PDA

View Full Version : phpdig not index numbers.


redlock
09-20-2003, 07:49 AM
phpdig not index numbers.

i have replace (found in forum)

In the file phpdig/libs/phpdig_functions.php find the function called 'phpdigEpureText'.:

$text = ereg_replace('[[:blank:]][0-9]+[[:blank:]]',' ',ereg_replace('[^[:alnum:]ðþ._&ß%/-]+',' ',$text));

with the following two lines:

$text = ereg_replace('[^[:alnum:]ðþ._&ß]+',' ',$text);

but it works not,

numbers like 2002, 477 or 2006 are not found, although they stand as plaintext in HTML. i have already update the files there numbers are = no result

please help.

--
sorry for my english, i´m german

Charter
09-20-2003, 01:54 PM
Hallo. Die PhpDig 1.6.2 Version von Funktion phpdigEpureText ist wie folgt:

function phpdigEpureText($text, $min_word_length=2, $encoding=PHPDIG_ENCODING) {
global $phpdig_words_chars;

$text = phpdigStripAccents(strtolower ($text));
//no-latin upper to lowercase - now islandic
switch (PHPDIG_ENCODING) {
case 'iso-8859-1':
$text = strtr( $text,'ÐÞ','ðþ');
break;
}
$text = ereg_replace('[[:blank:]][0-9]+[[:blank:]]', ' ', ereg_replace('[^'.$phpdig_words_chars[$encoding].'._&%/-]+', ' ', $text));
$text = ereg_replace('[[:blank:]][^ ]{1,'.$min_word_length.'}[[:blank:]]', ' ', ' '.$text.' ');
$text = ereg_replace('\.+[[:blank:]]|\.+$|\.{2,}', ' ', $text);
return trim(ereg_replace("[[:blank:]]+"," ",$text));
}

Diese Funktion läßt Sie auf Zahlen (Versuch es hier (http://www.phpdig.net/demo/search.php?query_string=200)) suchen und, in config.php, können Sie die Wortgröße einstellen, um zu ignorieren.

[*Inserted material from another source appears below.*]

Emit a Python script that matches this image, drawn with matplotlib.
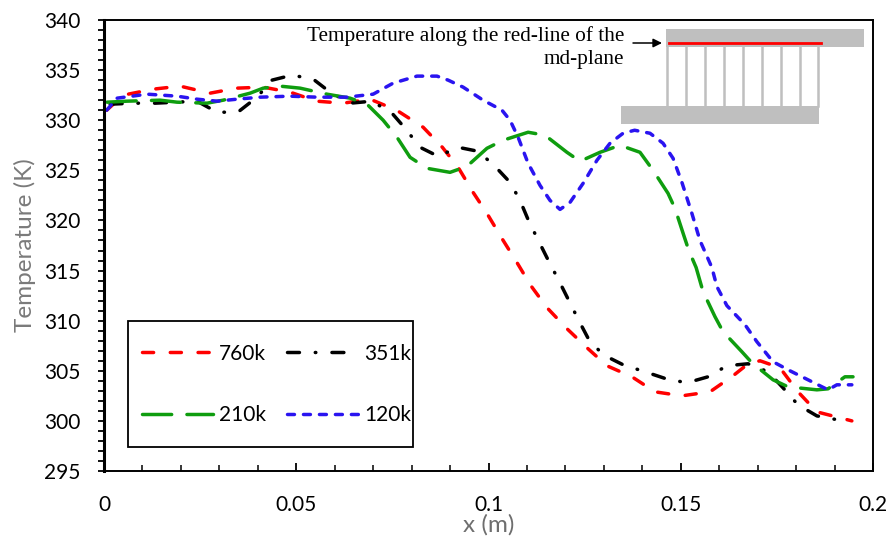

Hoffen Sie, daß mein Deutsch lesbar ist. :)

redlock
09-21-2003, 11:57 PM
thanks.

but, it works not correctly!

for example:
in some html-site are numbers like 2002/2003 or 481, 477, BR 476. the search found only the number 2002 but not the number 2003 although it is in the same file! i don´t understand this.
i have also the files again indexed = no result

Charter
09-26-2003, 05:52 PM
Hi. I've been able to replicate the problem with phrases and will work on it for a future release.

Charter
10-05-2003, 02:15 PM
Just curious... Are you using "words begin," "exact words," or "any words part" when performing the search on numbers?

For example, if you have 2002/2003 and search on 200 with "words begin" then you should get 2002/2003, but if you search with "any words part" than you should get 2002/2003.

redlock
10-06-2003, 07:00 AM
yes, i have the same problem

For example: 2002/2003
Search: "200

search with "words begin" = 2002/2003
search with "exact words" = only the number 200
search with "words begin" = 2002/2003

another example on the same homepage:
on one site : "481" and "1995" and "2003"
every Search it found only "481"

or

another example on the same homepage:
on one site : "481" and "477"
every Search it found nothing!

= curious

Charter
10-06-2003, 03:44 PM
Hi. Actually, that's the way I think it's supposed to work, although I can see where it can be improved. Here's what it's doing:

For a search with "words begin" => 2002/2003, this is because the 2002/2003 begins with [space]200, whereas the 200 in 2003 actual begins with [space]2002/ so it's not found.

For a search with "exact words" => only the number 200, this is because it's looking for [space]200[space] and nothing else.

For a search with "any words part" => 2002/2003, this is because it doesn't care what is at the beginning or end, just as long as 200 is in there somewhere.